From the case of Internet protocols we thus draw following conclusions regarding the dedication to the public domain: 1) commons status allows an innovation to create an entirely new, widely employed resource; 2) commons remains neutral as to whether its employment serves to develop the public interests or private interests domain.

However, if we come back to the development of Internet, we are also witnessing that primarily economic exploitation, but also security control, of Internet demands control over the data flow. To make this possible it is necessary to thoroughly change its logical code as it was established through protocols and technologies that are today public resources, and build a system that is no longer neutral, but rather differentiating and exclusive. This leads us to the conclusion: 3) an intellectual good, once it is given over to the public domain, for very reasons of its neutrality concerning the protection of public domain, can become subject to the expansion of the private domain within the resources it established.

Unlike the transfer of innovations into the public domain that institutes public resources in the first place, licensing solutions employed to protect freedoms, such as GNU General Public License, come only as a reaction to already instituted situations where the existing or newly created resources are subjected to a gradually progressive appropriation into the proprietary-commercial relations. Free software was thus created in an already instituted situation where the software code, that up until then used to be produced as a public resource through the free exchange and collaboration of software developers working in the academic complex, was pressured to give way to its gradual enclosure into the private property. GNU General Public License - using the copyright to set the terms securing that the user cannot appropriate the code, but rather has to see to it that the code is being passed on under the same terms - secured the protection of public access to the resource protected there under. For this reason the GNU GPL, same as other licenses that secure freedom and openness of contents that are not unconditionally turned over to the public domain, create solutions that are reactive and particular with respect to the existing relation between market and public regulation.

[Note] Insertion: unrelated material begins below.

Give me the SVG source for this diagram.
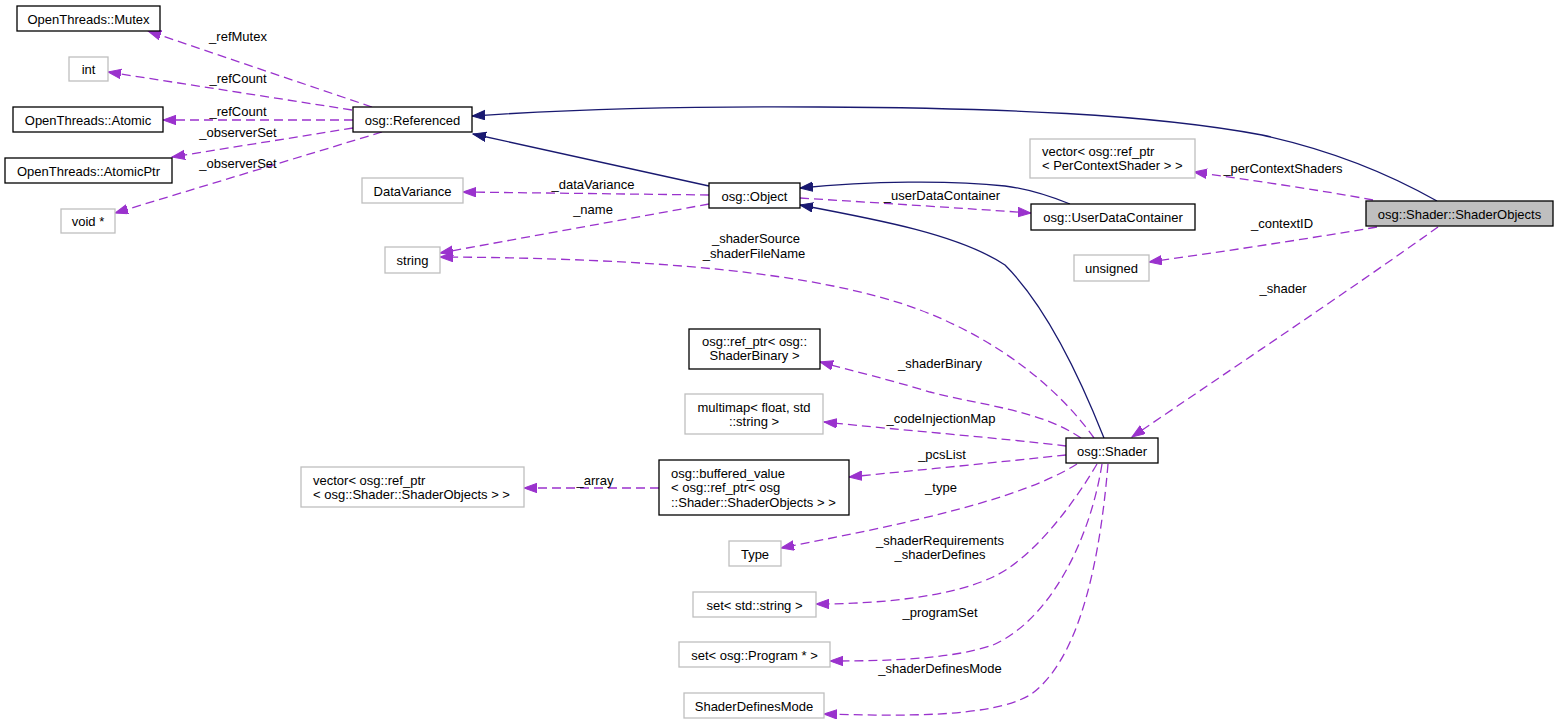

But nowadays the public domain is acutely being reduced by means of market regulation. An indication of this situation is the automatism by which the legal regulation (beginning in 1976 in the US) regards all new intellectual production as private property, unless it is not explicitly exempted from it. Reacting to this, GNU General Public License protects the freedom to use and to develop, but at the same time creates a strategic collective subject - one of rare proactive advocates of public interest. Namely, while dedication to the public domain transforms a product into a public resource, GNU General Public License primarily defines the contractual relation that serves to secure the freedom of means of production and to constitute a community of those participating in the production and reproduction of free resources. And it is this constitutive character, as an answer to an every time singular situation of appropriation by the capital, that is a genuine political emancipation striving for an equal and free collective production.